Very  Last year a girl wore pink and black zebra, I don't think I need to say anymore...


----------



## CuTe_ClAsSy

...blue sequin cheetah ladies and gentlemen


----------



## pinkpol15h

coach&#9829;;18626230 said:
			
		

> Lol! As of now (because I know I'll change my mind), I'm obsessed with the Bal Papier A3 I think? It's the larger one.
> 
> Cute_Classy-Awww, I'm jealous! We're not allowed to go to prom unless asked by a senior. What does your dress look like?


 
Nice choice! I was thinking of getting the A4 in green when Bal had that small promo online, but unfortunately, they don't ship to Canada. 
When they first came out, I thought they were so cheap-looking, but after seeing mod pics, I kept craving them. I saw someone with a black A3 on this forum and it was TDF.

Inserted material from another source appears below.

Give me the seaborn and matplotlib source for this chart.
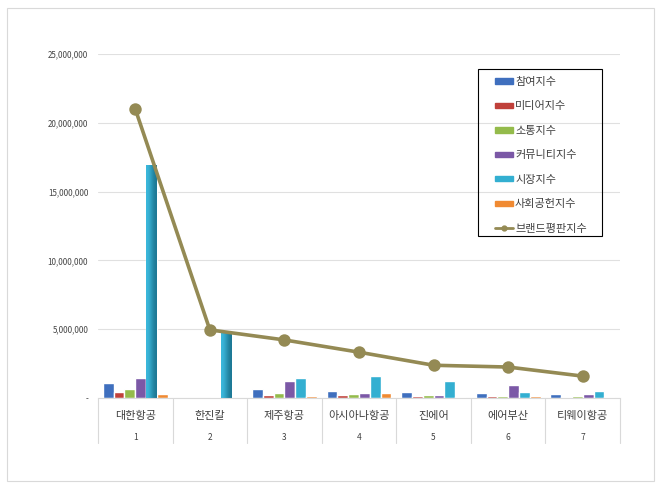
import pandas as pd
import seaborn as sns
import matplotlib.pyplot as plt
from matplotlib.patches import Rectangle
from matplotlib.lines import Line2D
from matplotlib.ticker import FuncFormatter
from matplotlib.colors import LinearSegmentedColormap

sns.set_style("white")
plt.rcParams['font.family'] = ['Noto Sans CJK KR', 'DejaVu Sans']

# data
companies = ['대한항공', '한진칼', '제주항공', '아시아나항공', '진에어', '에어부산', '티웨이항공']
ranks = ['1', '2', '3', '4', '5', '6', '7']
series = ['참여지수', '미디어지수', '소통지수', '커뮤니티지수', '시장지수', '사회공헌지수']
participation = [1090000, 20000, 650000, 480000, 440000, 360000, 310000]
media = [460000, 10000, 220000, 250000, 120000, 120000, 100000]
communication = [650000, 10000, 380000, 300000, 220000, 150000, 120000]
community = [1480000, 60000, 1240000, 380000, 220000, 940000, 290000]
market = [16900000, 4800000, 1450000, 1620000, 1240000, 440000, 510000]
social = [310000, 5000, 170000, 340000, 50000, 120000, 50000]
brand = [21000000, 4950000, 4220000, 3330000, 2380000, 2250000, 1590000]

colors = ['#3f6fbe', '#c0403a', '#94bb4b', '#7b58a6', '#33afd1', '#f08a32']
line_color = '#948a54'

rows = []
for name, vals in zip(series, [participation, media, communication, community, market, social]):
    for c, v in zip(companies, vals):
        rows.append({'company': c, 'series': name, 'value': v})
df = pd.DataFrame(rows)

fig = plt.figure(figsize=(6.6, 4.9), dpi=100)
ax = fig.add_axes([98 / 660, 1 - 398 / 490, 522 / 660, 344 / 490])

sns.barplot(data=df, x='company', y='value', hue='series', palette=colors,
            width=0.87, gap=0, saturation=1, ax=ax, legend=False)

# shaded look on the two tall market bars
shade = LinearSegmentedColormap.from_list('shade', ['#3cbade', '#1c7793'])
market_bars = ax.patches[4 * len(companies):5 * len(companies)]
for p in market_bars[:2]:
    x0, y0 = p.get_x(), p.get_y()
    im = ax.imshow([[0, 1]], cmap=shade, aspect='auto', interpolation='bicubic',
                   extent=(x0, x0 + p.get_width(), y0, y0 + p.get_height()), zorder=p.get_zorder())
    im.set_clip_path(p)

sns.pointplot(x=companies, y=brand, color=line_color, markers='o',
              markersize=7, linewidth=2.6, ax=ax)

ax.set_ylim(0, 25000000)
ax.set_xlim(-0.5, 6.5)
ax.set_yticks(range(0, 25000001, 5000000))
ax.yaxis.set_major_formatter(FuncFormatter(lambda v, p: '-' if v == 0 else f'{int(v):,}'))
ax.tick_params(axis='y', labelsize=5.8, colors='#444444', length=0, pad=7)
ax.grid(axis='y', color='#e0e0e0', linewidth=0.8)
ax.set_axisbelow(True)
for s in ['top', 'right', 'left']:
    ax.spines[s].set_visible(False)
ax.spines['bottom'].set_color('#d9d9d9')
ax.set_xticks([])
ax.set_xlabel('')
ax.set_ylabel('')

# two-level category labels
for i, (c, r) in enumerate(zip(companies, ranks)):
    ax.text(i, -0.052, c, transform=ax.get_xaxis_transform(), ha='center', va='center',
            fontsize=8, color='#404040')
    ax.text(i, -0.115, r, transform=ax.get_xaxis_transform(), ha='center', va='center',
            fontsize=6, color='#404040')
for b in range(8):
    ax.plot([b - 0.5, b - 0.5], [0, -0.131], transform=ax.get_xaxis_transform(),
            color='#d9d9d9', linewidth=0.8, clip_on=False)

# legend, frame drawn separately
handles = [Rectangle((0, 0), 1, 1, color=col) for col in colors]
handles.append(Line2D([0], [0], color=line_color, marker='o', markersize=3.5, linewidth=2))
leg = fig.legend(handles, series + ['브랜드평판지수'], loc='upper left',
                 bbox_to_anchor=(495 / 660, 1 - 77 / 490), fontsize=8,
                 frameon=False, handlelength=1.6, handleheight=0.35,
                 labelspacing=1.3, handletextpad=0.2, borderpad=0, borderaxespad=0)
for t in leg.get_texts():
    t.set_color('#404040')
fig.patches.append(Rectangle((478 / 660, 1 - 236 / 490), 124 / 660, 167 / 490,
                             transform=fig.transFigure, fill=False,
                             edgecolor='#000000', linewidth=0.8))

# outer border
fig.patches.append(Rectangle((7 / 660, 1 - 481 / 490), 647 / 660, 473 / 490,
                             transform=fig.transFigure, fill=False,
                             edgecolor='#d9d9d9', linewidth=0.8))

fig.savefig('out.png', dpi=100)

The weather is amazing this week! I'm in full-on spring mode- so ready for sandals and cute pedis.


----------



## CuTe_ClAsSy

^^ It was so nice this weekend and today! It rained a bit today, but I love spring rain. It's going to get chilly again tomorrow, and it's going to rain most of the week I think. I love rain, but I am sick of the cold...


----------



## XoJUICYCOUTURE

its my birthday today! turning 19! ahaha I honestly cant believe it!


----------



## CuTe_ClAsSy

^^ Your last teen year! You're ancient! Hahahaha 
HAPPY BIRTHDAY! artyhat:


----------



## mcb100

^^We share the same birthday. Happy birthday to you, also! My friends made such a fuss over me today, did you have a good birthday as well?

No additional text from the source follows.